This invention relates generally to a circuit structure capable of active self-configuration to achieve wafer scale integration. More particularly the invention includes an integrated circuit wafer having plural unit circuits, together with functional testing and control means to configure functional circuits on the wafer.
It is well known in the manufacture of integrated circuit wafers, that as wafer size and complexity increase so also does the likelihood that manufacturing imperfections will appear in some of the chips on the wafer. Only one of the individual chips produced need be imperfect and malfunction to render an entire wafer inoperable as a single unit. In the prior art, all the chips on a wafer were tested, and those found to be functional were diced or separated out and repackaged. Then a series of such functional packages were interconnected to form a functional circuit. Various ways to circumvent or minimize the testing, dicing and repackaging steps, that is, to utilize the manufactured wafer as completely as possible without additional ancillary processing steps, became known as wafer scale integration. In so utilizing the manufactured wafer, it is highly desirable to minimize the processing steps required to make the wafer operational and at the same time to integrate, to the maximum possible extent, large scale portions of the wafer.

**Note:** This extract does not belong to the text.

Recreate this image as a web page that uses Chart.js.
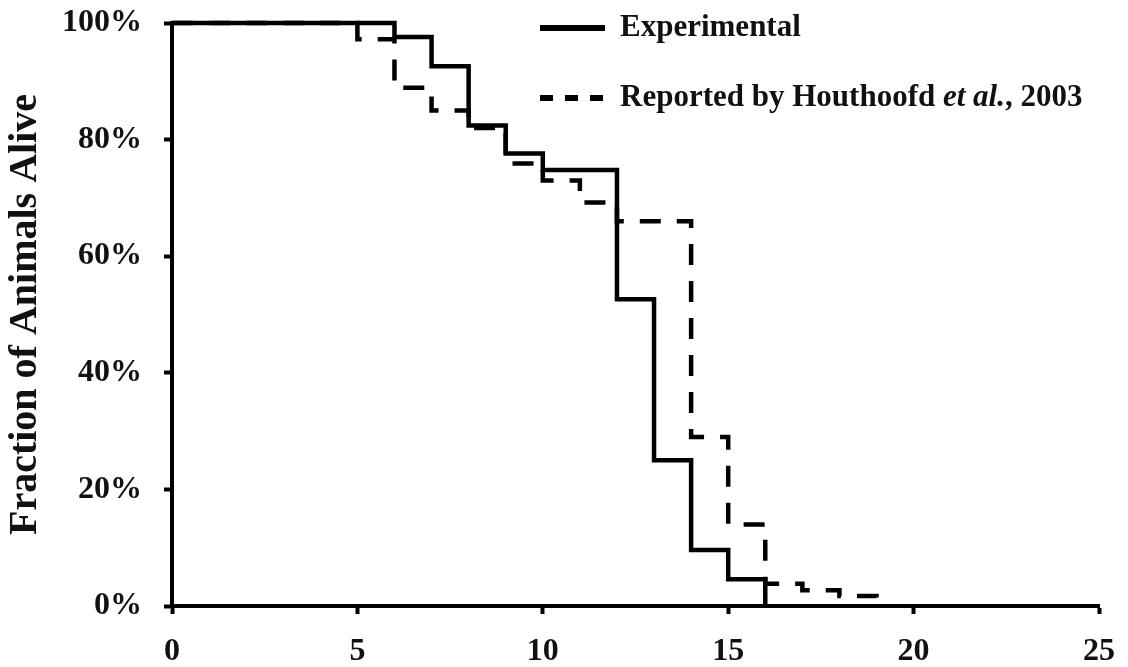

Prior art achieved wafer scale integration by a process called discretionary wiring. In discretionary wiring, the chips on a wafer are probed, tested, and the test results fed to a computer which determines an interconnect mask corresponding to a map of the functional chips on the wafer. Interconnection layers are then formed between functional chips using the computer-determined mask. Key drawbacks are the cost of the computer and the reprocessing system. Moreover, the interconnection is fixed and static; incapable of assimilating subsequent chip malfunctions.